Why This Discovery Matters

This finding is important for several reasons:

  • It provides direct observational proof of a long-standing theoretical prediction.
  • It shows that supermassive black holes can influence regions far beyond galactic centers.
  • It reveals that runaway black holes can trigger star formation in their wake.
  • It opens a new way to search for similar objects across the universe.

The researchers suggest that future wide-field surveys from missions like Euclid and the Nancy Grace Roman Space Telescope may uncover many more runaway black holes by identifying long wakes and shock signatures like those seen here.
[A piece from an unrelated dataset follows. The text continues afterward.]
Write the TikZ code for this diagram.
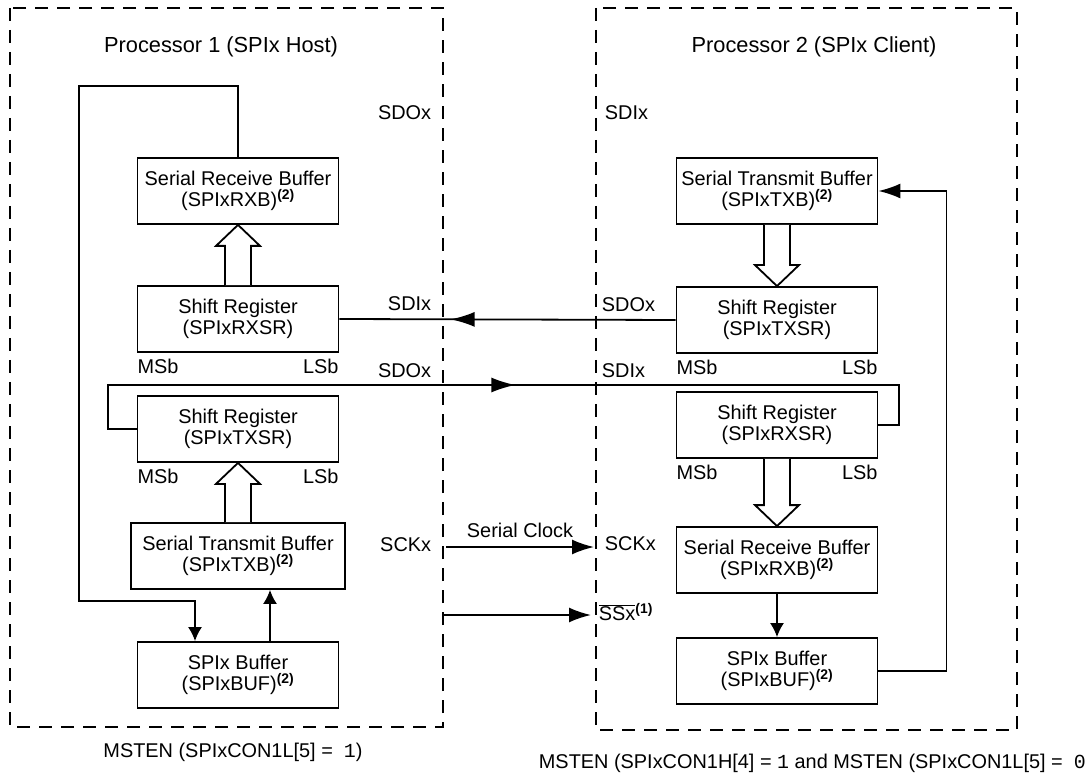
\documentclass[tikz,border=0pt]{standalone}
\usepackage{fontspec}
\setmainfont{Liberation Sans}
\setmonofont{Liberation Mono}
\usetikzlibrary{arrows.meta,calc,decorations.markings}

% hollow transfer arrow: from (#1) to its tip at (#2)
\newcommand{\fatarrow}[2]{%
  \draw[fill=white] let \p1=(#1), \p2=(#2), \p3=($(#2)!21pt!(#1)$) in
    (\x1-13pt,\y1) -- (\x1-13pt,\y3) -- (\x1-22pt,\y3) -- (\x2,\y2)
    -- (\x1+22pt,\y3) -- (\x1+13pt,\y3) -- (\x1+13pt,\y1);}

\begin{document}
\begin{tikzpicture}[x=1pt,y=-1pt,line width=1.8pt,
  >={Latex[length=14pt,width=14pt]},
  font=\fontsize{19.9}{21}\selectfont,
  reg/.style={draw, rectangle, align=center, minimum width=201pt, minimum height=66pt, inner sep=2pt},
  wide/.style={reg, minimum width=214pt},
  proc/.style={draw, dash pattern=on 13pt off 9pt},
  lbl/.style={inner sep=0pt},
  long/.style={-{Latex[length=22pt,width=15pt]}},
  midarrow/.style={postaction={decorate,decoration={markings,
    mark=at position #1 with {\arrow{Latex[length=24pt,width=15pt]}}}}}]
\useasboundingbox (0,0) rectangle (1087,775);

% processors
\draw[proc] (10,8) rectangle (443,727);
\draw[proc] (596,8) rectangle (1017,730);
\node[lbl, font=\fontsize{21.8}{24}\selectfont] (t1) at (221,47) {Processor 1 (SPIx Host)};
\node[lbl, font=\fontsize{21.8}{24}\selectfont] (t2) at (814,47) {Processor 2 (SPIx Client)};

% host side
\node[reg] (lrxb) at (238,191) {Serial Receive Buffer\\(SPIxRXB)\textsuperscript{\bfseries(2)}};
\node[reg] (lrxsr) at (238,319) {Shift Register\\(SPIxRXSR)};
\node[reg] (ltxsr) at (238,429) {Shift Register\\(SPIxTXSR)};
\node[wide] (ltxb) at (238,556) {Serial Transmit Buffer\\(SPIxTXB)\textsuperscript{\bfseries(2)}};
\node[reg] (lbuf) at (238,675) {SPIx Buffer\\(SPIxBUF)\textsuperscript{\bfseries(2)}};

% client side
\node[reg] (rtxb) at (777,191) {Serial Transmit Buffer\\(SPIxTXB)\textsuperscript{\bfseries(2)}};
\node[reg] (rtxsr) at (777,320) {Shift Register\\(SPIxTXSR)};
\node[reg] (rrxsr) at (777,425) {Shift Register\\(SPIxRXSR)};
\node[reg] (rrxb) at (777,560) {Serial Receive Buffer\\(SPIxRXB)\textsuperscript{\bfseries(2)}};
\node[reg] (rbuf) at (777,671) {SPIx Buffer\\(SPIxBUF)\textsuperscript{\bfseries(2)}};

% bit order
\node[lbl, anchor=north west] (msb1) at ([yshift=-5pt]lrxsr.south west) {MSb};
\node[lbl, anchor=north east] (lsb1) at ([yshift=-5pt]lrxsr.south east) {LSb};
\node[lbl, anchor=north west] (msb2) at ([yshift=-5pt]ltxsr.south west) {MSb};
\node[lbl, anchor=north east] (lsb2) at ([yshift=-5pt]ltxsr.south east) {LSb};
\node[lbl, anchor=north west] (msb3) at ([yshift=-5pt]rtxsr.south west) {MSb};
\node[lbl, anchor=north east] (lsb3) at ([yshift=-5pt]rtxsr.south east) {LSb};
\node[lbl, anchor=north west] (msb4) at ([yshift=-5pt]rrxsr.south west) {MSb};
\node[lbl, anchor=north east] (lsb4) at ([yshift=-5pt]rrxsr.south east) {LSb};

% pins
\node[lbl, anchor=east] (sdo1) at (432,113) {SDOx};
\node[lbl, anchor=west] (sdi1) at (604,113) {SDIx};
\node[lbl, anchor=east] (sdi2) at (432,304) {SDIx};
\node[lbl, anchor=west] (sdo2) at (601,305) {SDOx};
\node[lbl, anchor=east] (sdo3) at (432,371) {SDOx};
\node[lbl, anchor=west] (sdi3) at (601,371) {SDIx};
\node[lbl, anchor=east] (sck1) at (432,545) {SCKx};
\node[lbl, anchor=west] (sck2) at (604,544) {SCKx};
\node[lbl, anchor=west] (ss2) at (598,612) {$\overline{\hbox{SSx}}$\textsuperscript{\bfseries(1)}};

\coordinate (ltop) at (79,86);
\coordinate (lbot) at (79,601);
\coordinate (lloop) at (108,385);
\coordinate (rloop) at (899,385);
\coordinate (sckout) at (446,547);
\coordinate (sckin) at (594,547);
\coordinate (ssout) at (443,615);
\coordinate (ssin) at (591,615);

% transfers inside each processor
\fatarrow{lrxsr.north}{lrxb.south}
\fatarrow{ltxb.north}{ltxsr.south}
\fatarrow{rtxb.south}{rtxsr.north}
\fatarrow{rrxsr.south}{rrxb.north}
\draw[->] (lrxb.north) |- (ltop) -- (lbot) -| ([xshift=-43pt]lbuf.north);
\draw[->] ([xshift=32pt]lbuf.north) -- ([xshift=32pt]lbuf.north |- ltxb.south);
\draw[->] (rrxb) -- (rbuf);
\draw[long] (rbuf.east) -| ([xshift=68pt]rtxb.east) -- (rtxb.east);

% serial lines
\draw[midarrow=225pt] (rtxsr.west) -- (lrxsr.east);
\draw[midarrow=480pt] (ltxsr.west) -| (lloop) -- (rloop) |- (rrxsr.east);
\draw[long] (sckout) -- node[lbl, above=8pt] (clk) {Serial Clock} (sckin);
\draw[long] (ssout) -- (ssin);

% mode notes
\node[lbl] (n1) at (233,752) {MSTEN (SPIxCON1L[5] = \ \texttt{1})};
\node[lbl, anchor=west] (n2) at (538,763) {MSTEN (SPIxCON1H[4] = \texttt{1} and MSTEN (SPIxCON1L[5] = \ \texttt{0}};
\end{tikzpicture}
\end{document}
Extra Insight: Why Bow Shocks Are So Important

Bow shocks are a familiar phenomenon in astrophysics. They form when an object moves faster than sound through a medium, much like a supersonic jet creating a shock wave in Earth’s atmosphere.
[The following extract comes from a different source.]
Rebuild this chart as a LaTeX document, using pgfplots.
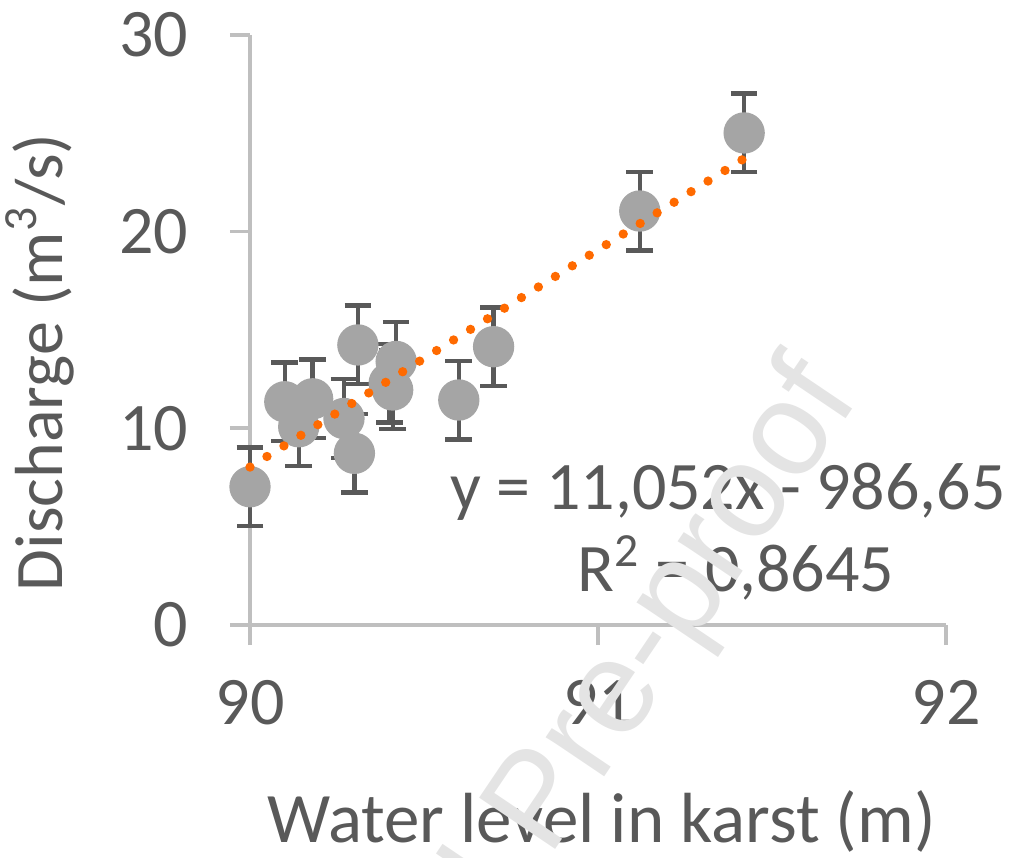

In space, bow shocks are seen around fast-moving stars, planetary nebulae, and now, for the first time conclusively, a supermassive black hole. Their presence provides a clear, physical marker of motion and energy transfer, making them invaluable tools for identifying extreme objects like RBH-1.


Are Runaway Black Holes Dangerous?

Despite how dramatic this discovery sounds, runaway supermassive black holes pose no threat to Earth. Intergalactic space is vast, and the chances of one passing near our galaxy are extraordinarily small. Still, the idea that objects with tens of millions of solar masses can roam freely through space is a humbling reminder of how dynamic and sometimes violent the universe can be.


Looking Ahead

With JWST now fully operational, astronomers expect more surprises like this. RBH-1 is likely just the first confirmed example of a population that has been hiding in plain sight, waiting for the right instruments to reveal them.

As telescopes become more powerful and surveys more comprehensive, runaway supermassive black holes may soon go from theoretical curiosities to a well-studied class of cosmic objects.